In her concluding chapter, Firner makes the point that Dreiser’s writing life can be divided into distinct phases: “the yearner and dreamer in a despairingly rough reality” (seen in Dreiser’s portrayals of himself in Dawn and of Carrie Meeber in Sister Carrie); the social Darwinian; a stage in which Dreiser’s outlook became more mystical and “antithetical to the amoral objectivity of a conventionally conceived naturalist”; and a final stage where he managed to reconcile his more romantic or mystical views with a scientific and materialistic outlook. (I am not sure that I have correctly identified the phases here. Firner states that there were three phases, then seems to identify four.) These phases are treated at various points in the exposition, but if they are construed as controlling or organizing themes, then the book can be said to often wander into other territory.

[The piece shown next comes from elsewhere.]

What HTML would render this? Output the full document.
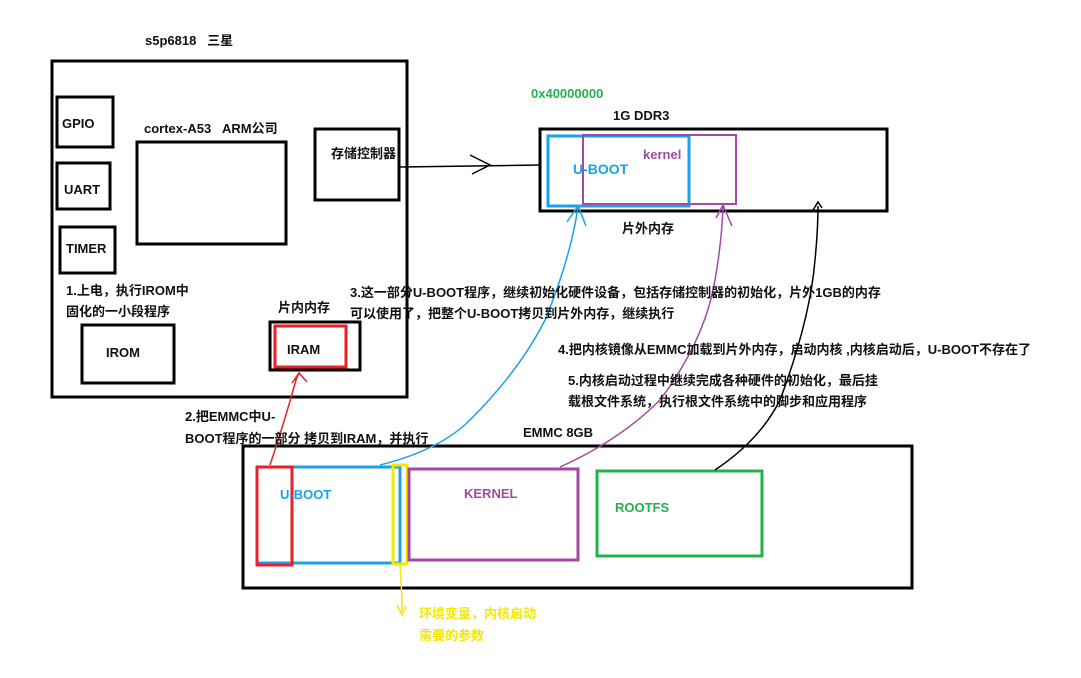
<!DOCTYPE html>
<html><head><meta charset="utf-8"><style>
body{margin:0;width:1081px;height:678px;background:#fff;position:relative;overflow:hidden;font-family:"Liberation Sans","Noto Sans CJK SC",sans-serif;font-weight:bold;font-size:13px;color:#111}
.t{position:absolute;white-space:nowrap;line-height:16px}
svg{position:absolute;left:0;top:0}
</style></head><body>
<svg width="1081" height="678" fill="none">
<g stroke="#000" stroke-width="3">
<rect x="52" y="61" width="355" height="336"/>
<rect x="57" y="97" width="56" height="50"/>
<rect x="57" y="163" width="53" height="46"/>
<rect x="60" y="227" width="55" height="46"/>
<rect x="137" y="142" width="149" height="102"/>
<rect x="315" y="129" width="84" height="71"/>
<rect x="82" y="325" width="92" height="58"/>
<rect x="270" y="322" width="90" height="48"/>
<rect x="540" y="129" width="347" height="82"/>
<rect x="243" y="446" width="669" height="142"/>
</g>
<rect x="275" y="326" width="71" height="41" stroke="#e8202a" stroke-width="3"/>
<rect x="548" y="136" width="141" height="70" stroke="#1aa3e8" stroke-width="3"/>
<rect x="583" y="135" width="153" height="69" stroke="#a349a4" stroke-width="2"/>
<rect x="257" y="467" width="143" height="96" stroke="#1aa3e8" stroke-width="3"/>
<rect x="257" y="467" width="35" height="98" stroke="#e8202a" stroke-width="3"/>
<rect x="393" y="465" width="14" height="99" stroke="#f5e800" stroke-width="3"/>
<rect x="409" y="469" width="169" height="91" stroke="#a349a4" stroke-width="3"/>
<rect x="597" y="471" width="165" height="85" stroke="#22b14c" stroke-width="3"/>
<g stroke-width="1.5">
<path d="M400 167 L540 165 M470 155 L490 165 L472 174" stroke="#000"/>
<path d="M270 465 Q285 420 296 380 Q299 372 300 374 M292 383 L299 373 L307 382" stroke="#e8202a"/>
<path d="M380 465 Q440 450 470 420 Q520 370 545 320 Q570 260 578 207 M567 222 L578 206 L586 226" stroke="#1aa3e8"/>
<path d="M560 467 Q620 440 660 400 Q705 340 715 280 Q722 240 723 206 M716 218 L723 205 L732 226" stroke="#a349a4"/>
<path d="M715 470 Q760 440 780 400 Q810 320 815 260 Q818 230 818 206 M813 210 L818 202 L822 208" stroke="#000"/>
<path d="M400 565 Q402 590 402 612 M397 605 L402 615 L406 606" stroke="#f5e800"/>
</g>
</svg>
<div class="t" style="left:145px;top:33px">s5p6818&nbsp;&nbsp;&nbsp;三星</div>
<div class="t" style="left:62px;top:116px">GPIO</div>
<div class="t" style="left:64px;top:182px">UART</div>
<div class="t" style="left:66px;top:241px">TIMER</div>
<div class="t" style="left:144px;top:121px">cortex-A53&nbsp;&nbsp;&nbsp;ARM公司</div>
<div class="t" style="left:331px;top:146px">存储控制器</div>
<div class="t" style="left:66px;top:283px">1.上电，执行IROM中</div>
<div class="t" style="left:66px;top:304px">固化的一小段程序</div>
<div class="t" style="left:106px;top:345px">IROM</div>
<div class="t" style="left:278px;top:300px">片内内存</div>
<div class="t" style="left:287px;top:342px">IRAM</div>
<div class="t" style="left:531px;top:86px;color:#22b14c">0x40000000</div>
<div class="t" style="left:613px;top:108px">1G DDR3</div>
<div class="t" style="left:573px;top:161px;color:#1aa3e8;font-size:14px">U-BOOT</div>
<div class="t" style="left:643px;top:147px;color:#a349a4">kernel</div>
<div class="t" style="left:622px;top:221px">片外内存</div>
<div class="t" style="left:350px;top:285px">3.这一部分U-BOOT程序，继续初始化硬件设备，包括存储控制器的初始化，片外1GB的内存</div>
<div class="t" style="left:350px;top:306px">可以使用了，把整个U-BOOT拷贝到片外内存，继续执行</div>
<div class="t" style="left:558px;top:342px">4.把内核镜像从EMMC加载到片外内存，启动内核 ,内核启动后，U-BOOT不存在了</div>
<div class="t" style="left:568px;top:373px">5.内核启动过程中继续完成各种硬件的初始化，最后挂</div>
<div class="t" style="left:568px;top:394px">载根文件系统，执行根文件系统中的脚步和应用程序</div>
<div class="t" style="left:185px;top:409px">2.把EMMC中U-</div>
<div class="t" style="left:185px;top:431px">BOOT程序的一部分 拷贝到IRAM，并执行</div>
<div class="t" style="left:523px;top:425px">EMMC 8GB</div>
<div class="t" style="left:280px;top:487px;color:#1aa3e8">U-BOOT</div>
<div class="t" style="left:464px;top:486px;color:#a349a4">KERNEL</div>
<div class="t" style="left:615px;top:500px;color:#22b14c">ROOTFS</div>
<div class="t" style="left:419px;top:606px;color:#f5e800">环境变量，内核启动</div>
<div class="t" style="left:419px;top:628px;color:#f5e800">需要的参数</div>
</body></html>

The book is divided into chapters on young Dreiser’s America (already noted), his family and the immigrant experience (in which Dawn gets attention), the importance of the city in Dreiser’s development (in which both Dawn and Sister Carrie are the main focus), Dreiser’s use of symbols (in which several of the novels are scrutinized), major influences on Dreiser from Spencer to Balzac, themes in his work such as the ideal of beauty, and so on. Some of this is quite interesting, or at least potentially so, but it is all too much to cover — the book’s content does not cohere.

Many of Firner’s observations about Dreiser are derivative, which is not in itself a criticism. She clearly acknowledges indebtedness to sources and in fact uses them skillfully. She does make a lot of interesting points of her own, such as that Dreiser suffered from a “poverty complex” not unlike his father’s obsession with religion (38), that “there is hardly anyone to imagine who was more repressive, a sometimes more enthusiastic ‘believer’ and in some respects more fanatic than” Dreiser, whose beliefs about class conflict, for example, were founded, ironically, in opposition to his father’s rigidity and orthodoxy (43); that if Dreiser was in his youth impressed by Horatio Alger-like rags to riches stories, he was not in his later years blinded by them (60); that Dreiser “carried the American business novel into previously unexamined territory by suggesting that the synthesis of commercial success and conventional moral precepts were [sic] possible but by no means necessary” (60); that Dreiser gradually moved away “from the sense of social misery as individual fate to escape from by no matter what means in order to ‘rise’ in society, to the sense of social misery as a collective problem to be solved by political and fair means” (65); that illusion and reality in Dreiser’s view “existed in mutual dependence in that one was unthinkable without the other” (72); that “Dreiser was not merely a documentary social realist, but rather a profound observer of the underlying myths and emotional realities of the American experience” (117); that Dreiser’s philosophy was built more on intuition and faith than on logic and reason (117).

The problem with this study is the way such points are developed, haphazardly and sloppily, which is unfortunate, since the author evinces insightfulness and a clear enthusiasm for her subject. She needed an editor’s help. I would not recommend this book, leaving aide consideration of its exorbitant price.